_GIVEN REQUEST_
From the entries below, reproduce exactly the lines from the one with "Output the LaTeX" through the one with "(832,618) -- (837,990);", both included, without images.

** START DATA LISTING **

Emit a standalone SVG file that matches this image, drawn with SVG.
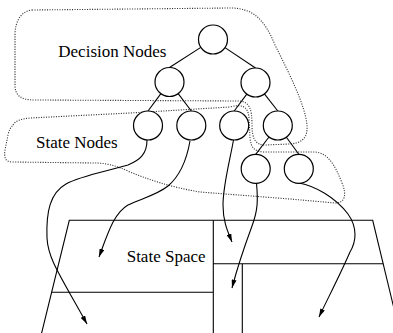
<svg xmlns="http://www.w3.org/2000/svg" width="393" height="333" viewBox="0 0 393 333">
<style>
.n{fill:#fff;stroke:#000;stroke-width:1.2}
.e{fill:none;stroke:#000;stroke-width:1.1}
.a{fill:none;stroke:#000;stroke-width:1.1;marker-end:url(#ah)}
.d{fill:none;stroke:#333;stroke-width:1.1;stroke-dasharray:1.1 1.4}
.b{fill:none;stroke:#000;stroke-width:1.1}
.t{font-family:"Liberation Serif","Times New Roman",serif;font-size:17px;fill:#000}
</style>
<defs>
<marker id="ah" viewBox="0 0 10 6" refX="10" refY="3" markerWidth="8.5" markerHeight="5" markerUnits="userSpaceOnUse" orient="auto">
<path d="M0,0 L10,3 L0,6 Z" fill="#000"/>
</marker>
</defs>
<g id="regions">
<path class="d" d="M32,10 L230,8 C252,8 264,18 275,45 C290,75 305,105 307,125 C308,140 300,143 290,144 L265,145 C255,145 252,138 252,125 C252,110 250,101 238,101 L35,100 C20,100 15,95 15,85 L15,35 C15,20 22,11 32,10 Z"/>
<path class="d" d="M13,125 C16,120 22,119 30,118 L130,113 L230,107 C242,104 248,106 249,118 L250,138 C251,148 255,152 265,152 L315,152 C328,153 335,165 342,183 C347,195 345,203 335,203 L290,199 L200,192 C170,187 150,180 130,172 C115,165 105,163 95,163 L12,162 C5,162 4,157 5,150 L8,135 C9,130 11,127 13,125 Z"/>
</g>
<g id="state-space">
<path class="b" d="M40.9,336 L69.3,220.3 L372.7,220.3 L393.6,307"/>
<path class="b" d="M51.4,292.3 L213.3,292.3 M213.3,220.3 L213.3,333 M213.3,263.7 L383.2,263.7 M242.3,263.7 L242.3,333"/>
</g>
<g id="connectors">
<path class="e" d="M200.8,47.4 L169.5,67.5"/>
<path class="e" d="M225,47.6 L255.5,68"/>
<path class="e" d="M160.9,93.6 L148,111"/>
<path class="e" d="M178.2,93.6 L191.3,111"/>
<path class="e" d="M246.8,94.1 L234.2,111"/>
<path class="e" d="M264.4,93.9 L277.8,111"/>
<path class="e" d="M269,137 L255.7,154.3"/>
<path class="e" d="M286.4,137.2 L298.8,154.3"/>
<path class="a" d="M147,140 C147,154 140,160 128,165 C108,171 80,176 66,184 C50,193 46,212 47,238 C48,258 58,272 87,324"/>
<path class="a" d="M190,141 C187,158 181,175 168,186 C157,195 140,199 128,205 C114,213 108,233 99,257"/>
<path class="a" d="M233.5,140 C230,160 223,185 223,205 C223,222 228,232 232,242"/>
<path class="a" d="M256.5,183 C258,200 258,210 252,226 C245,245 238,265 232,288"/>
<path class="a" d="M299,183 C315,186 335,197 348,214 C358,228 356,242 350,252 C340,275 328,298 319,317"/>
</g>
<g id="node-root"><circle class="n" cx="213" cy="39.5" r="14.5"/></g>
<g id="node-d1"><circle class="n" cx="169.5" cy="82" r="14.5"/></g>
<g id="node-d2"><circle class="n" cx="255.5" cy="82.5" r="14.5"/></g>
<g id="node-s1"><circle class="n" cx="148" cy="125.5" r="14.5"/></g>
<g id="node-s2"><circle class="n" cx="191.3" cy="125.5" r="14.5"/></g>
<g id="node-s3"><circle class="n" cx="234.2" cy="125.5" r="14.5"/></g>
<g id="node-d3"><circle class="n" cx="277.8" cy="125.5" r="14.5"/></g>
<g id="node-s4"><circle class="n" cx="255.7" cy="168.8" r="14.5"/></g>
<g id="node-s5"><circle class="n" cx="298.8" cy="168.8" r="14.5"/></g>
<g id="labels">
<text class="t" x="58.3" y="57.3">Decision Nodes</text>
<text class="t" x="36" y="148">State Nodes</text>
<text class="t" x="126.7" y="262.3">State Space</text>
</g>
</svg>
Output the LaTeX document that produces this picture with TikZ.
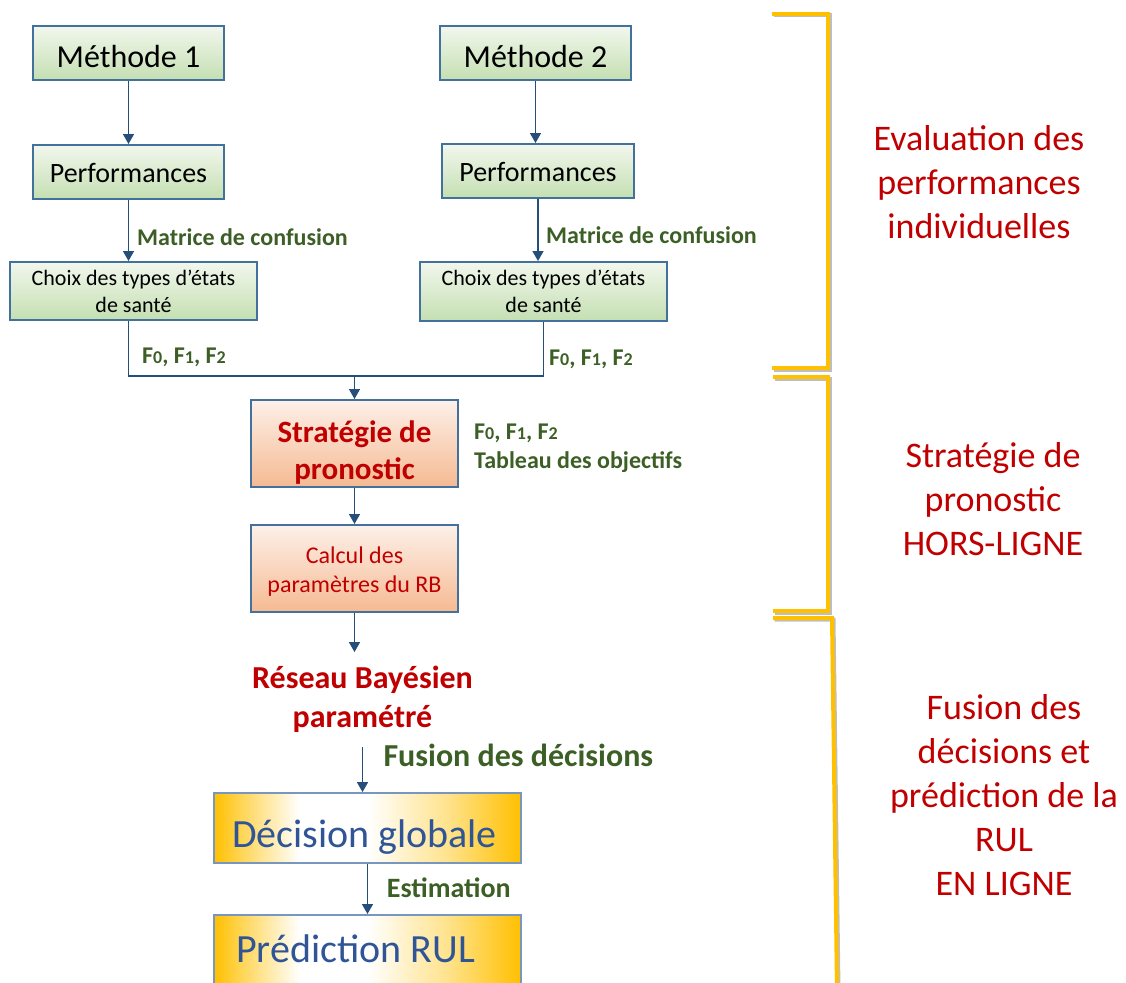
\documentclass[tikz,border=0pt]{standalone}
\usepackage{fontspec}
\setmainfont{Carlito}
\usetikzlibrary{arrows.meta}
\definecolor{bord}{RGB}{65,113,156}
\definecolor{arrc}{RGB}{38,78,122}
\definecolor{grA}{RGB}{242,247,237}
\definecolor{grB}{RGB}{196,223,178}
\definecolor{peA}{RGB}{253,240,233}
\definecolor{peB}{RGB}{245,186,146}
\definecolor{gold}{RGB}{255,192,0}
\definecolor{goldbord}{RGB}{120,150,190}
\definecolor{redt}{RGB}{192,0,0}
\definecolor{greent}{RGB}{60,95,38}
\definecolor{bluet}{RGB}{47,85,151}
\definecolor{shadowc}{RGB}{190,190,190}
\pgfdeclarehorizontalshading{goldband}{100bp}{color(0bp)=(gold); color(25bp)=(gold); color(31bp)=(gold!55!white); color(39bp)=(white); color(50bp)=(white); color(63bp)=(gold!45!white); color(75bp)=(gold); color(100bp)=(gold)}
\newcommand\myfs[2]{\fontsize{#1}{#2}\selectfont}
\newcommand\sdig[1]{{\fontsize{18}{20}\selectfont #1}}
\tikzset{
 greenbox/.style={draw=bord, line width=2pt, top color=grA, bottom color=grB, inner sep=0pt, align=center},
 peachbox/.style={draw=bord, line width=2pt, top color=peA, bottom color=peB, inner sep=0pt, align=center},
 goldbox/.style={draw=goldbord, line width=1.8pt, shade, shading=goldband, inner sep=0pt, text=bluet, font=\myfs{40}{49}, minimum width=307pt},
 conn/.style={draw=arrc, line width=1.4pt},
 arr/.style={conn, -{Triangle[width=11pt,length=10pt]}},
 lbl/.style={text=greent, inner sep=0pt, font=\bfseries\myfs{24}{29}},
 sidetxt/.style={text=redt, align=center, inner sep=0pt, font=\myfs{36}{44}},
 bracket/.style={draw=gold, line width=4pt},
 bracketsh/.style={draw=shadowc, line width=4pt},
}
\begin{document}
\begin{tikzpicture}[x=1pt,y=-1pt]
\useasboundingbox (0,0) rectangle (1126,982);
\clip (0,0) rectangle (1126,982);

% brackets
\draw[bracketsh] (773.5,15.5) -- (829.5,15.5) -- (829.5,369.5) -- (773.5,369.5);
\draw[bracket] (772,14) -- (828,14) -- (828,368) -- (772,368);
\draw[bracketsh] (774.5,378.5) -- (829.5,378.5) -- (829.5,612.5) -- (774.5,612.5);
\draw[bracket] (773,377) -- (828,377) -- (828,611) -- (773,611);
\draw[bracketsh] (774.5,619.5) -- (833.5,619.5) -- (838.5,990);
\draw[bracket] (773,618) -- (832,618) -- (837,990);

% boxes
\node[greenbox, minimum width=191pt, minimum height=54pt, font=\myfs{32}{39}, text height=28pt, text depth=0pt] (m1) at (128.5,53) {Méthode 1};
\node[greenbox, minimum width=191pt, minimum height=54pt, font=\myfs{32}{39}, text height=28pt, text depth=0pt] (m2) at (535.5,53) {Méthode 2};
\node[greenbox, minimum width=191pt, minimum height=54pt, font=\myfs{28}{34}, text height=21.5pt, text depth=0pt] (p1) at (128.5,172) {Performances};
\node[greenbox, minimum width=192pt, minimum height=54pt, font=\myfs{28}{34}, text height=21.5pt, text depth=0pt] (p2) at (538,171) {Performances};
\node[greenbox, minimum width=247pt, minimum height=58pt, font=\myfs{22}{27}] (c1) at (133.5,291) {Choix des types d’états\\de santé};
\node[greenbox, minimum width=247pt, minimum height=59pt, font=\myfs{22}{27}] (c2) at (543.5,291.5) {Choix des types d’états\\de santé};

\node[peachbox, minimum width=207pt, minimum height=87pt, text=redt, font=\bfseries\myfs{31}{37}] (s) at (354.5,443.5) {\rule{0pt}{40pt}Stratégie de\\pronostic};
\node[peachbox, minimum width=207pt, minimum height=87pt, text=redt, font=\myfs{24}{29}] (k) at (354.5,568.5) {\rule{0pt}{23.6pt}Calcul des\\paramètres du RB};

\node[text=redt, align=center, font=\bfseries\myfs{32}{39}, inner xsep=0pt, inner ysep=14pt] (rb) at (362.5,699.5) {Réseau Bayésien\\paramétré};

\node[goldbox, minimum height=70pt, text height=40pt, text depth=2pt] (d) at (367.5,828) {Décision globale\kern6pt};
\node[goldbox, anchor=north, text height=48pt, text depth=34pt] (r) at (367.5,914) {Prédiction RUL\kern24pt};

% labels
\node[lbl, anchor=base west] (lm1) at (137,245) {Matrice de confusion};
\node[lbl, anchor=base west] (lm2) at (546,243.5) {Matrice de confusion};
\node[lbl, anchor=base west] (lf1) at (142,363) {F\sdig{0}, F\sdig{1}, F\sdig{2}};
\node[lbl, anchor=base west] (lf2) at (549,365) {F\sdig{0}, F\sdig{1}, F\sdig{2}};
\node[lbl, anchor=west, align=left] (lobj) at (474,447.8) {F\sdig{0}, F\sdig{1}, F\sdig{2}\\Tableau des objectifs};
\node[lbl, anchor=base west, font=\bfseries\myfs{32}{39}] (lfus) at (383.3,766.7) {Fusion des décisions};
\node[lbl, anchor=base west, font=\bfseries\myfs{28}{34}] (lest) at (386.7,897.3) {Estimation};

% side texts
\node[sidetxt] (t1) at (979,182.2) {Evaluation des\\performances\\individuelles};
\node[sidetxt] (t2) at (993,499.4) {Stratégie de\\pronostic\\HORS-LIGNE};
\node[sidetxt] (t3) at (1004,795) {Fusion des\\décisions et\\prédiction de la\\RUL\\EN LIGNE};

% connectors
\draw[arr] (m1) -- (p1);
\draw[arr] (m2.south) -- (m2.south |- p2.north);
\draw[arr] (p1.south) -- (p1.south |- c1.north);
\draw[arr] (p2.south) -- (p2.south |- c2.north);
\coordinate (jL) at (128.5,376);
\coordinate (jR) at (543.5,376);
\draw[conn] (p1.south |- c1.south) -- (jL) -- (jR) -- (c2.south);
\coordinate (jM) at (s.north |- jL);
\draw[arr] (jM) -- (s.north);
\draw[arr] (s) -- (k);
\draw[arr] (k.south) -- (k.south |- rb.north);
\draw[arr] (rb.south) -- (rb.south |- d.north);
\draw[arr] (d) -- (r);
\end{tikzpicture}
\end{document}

** END DATA LISTING **

_FULL ANSWER_
Output the LaTeX document that produces this picture with TikZ.
\documentclass[tikz,border=0pt]{standalone}
\usepackage{fontspec}
\setmainfont{Carlito}
\usetikzlibrary{arrows.meta}
\definecolor{bord}{RGB}{65,113,156}
\definecolor{arrc}{RGB}{38,78,122}
\definecolor{grA}{RGB}{242,247,237}
\definecolor{grB}{RGB}{196,223,178}
\definecolor{peA}{RGB}{253,240,233}
\definecolor{peB}{RGB}{245,186,146}
\definecolor{gold}{RGB}{255,192,0}
\definecolor{goldbord}{RGB}{120,150,190}
\definecolor{redt}{RGB}{192,0,0}
\definecolor{greent}{RGB}{60,95,38}
\definecolor{bluet}{RGB}{47,85,151}
\definecolor{shadowc}{RGB}{190,190,190}
\pgfdeclarehorizontalshading{goldband}{100bp}{color(0bp)=(gold); color(25bp)=(gold); color(31bp)=(gold!55!white); color(39bp)=(white); color(50bp)=(white); color(63bp)=(gold!45!white); color(75bp)=(gold); color(100bp)=(gold)}
\newcommand\myfs[2]{\fontsize{#1}{#2}\selectfont}
\newcommand\sdig[1]{{\fontsize{18}{20}\selectfont #1}}
\tikzset{
 greenbox/.style={draw=bord, line width=2pt, top color=grA, bottom color=grB, inner sep=0pt, align=center},
 peachbox/.style={draw=bord, line width=2pt, top color=peA, bottom color=peB, inner sep=0pt, align=center},
 goldbox/.style={draw=goldbord, line width=1.8pt, shade, shading=goldband, inner sep=0pt, text=bluet, font=\myfs{40}{49}, minimum width=307pt},
 conn/.style={draw=arrc, line width=1.4pt},
 arr/.style={conn, -{Triangle[width=11pt,length=10pt]}},
 lbl/.style={text=greent, inner sep=0pt, font=\bfseries\myfs{24}{29}},
 sidetxt/.style={text=redt, align=center, inner sep=0pt, font=\myfs{36}{44}},
 bracket/.style={draw=gold, line width=4pt},
 bracketsh/.style={draw=shadowc, line width=4pt},
}
\begin{document}
\begin{tikzpicture}[x=1pt,y=-1pt]
\useasboundingbox (0,0) rectangle (1126,982);
\clip (0,0) rectangle (1126,982);

% brackets
\draw[bracketsh] (773.5,15.5) -- (829.5,15.5) -- (829.5,369.5) -- (773.5,369.5);
\draw[bracket] (772,14) -- (828,14) -- (828,368) -- (772,368);
\draw[bracketsh] (774.5,378.5) -- (829.5,378.5) -- (829.5,612.5) -- (774.5,612.5);
\draw[bracket] (773,377) -- (828,377) -- (828,611) -- (773,611);
\draw[bracketsh] (774.5,619.5) -- (833.5,619.5) -- (838.5,990);
\draw[bracket] (773,618) -- (832,618) -- (837,990);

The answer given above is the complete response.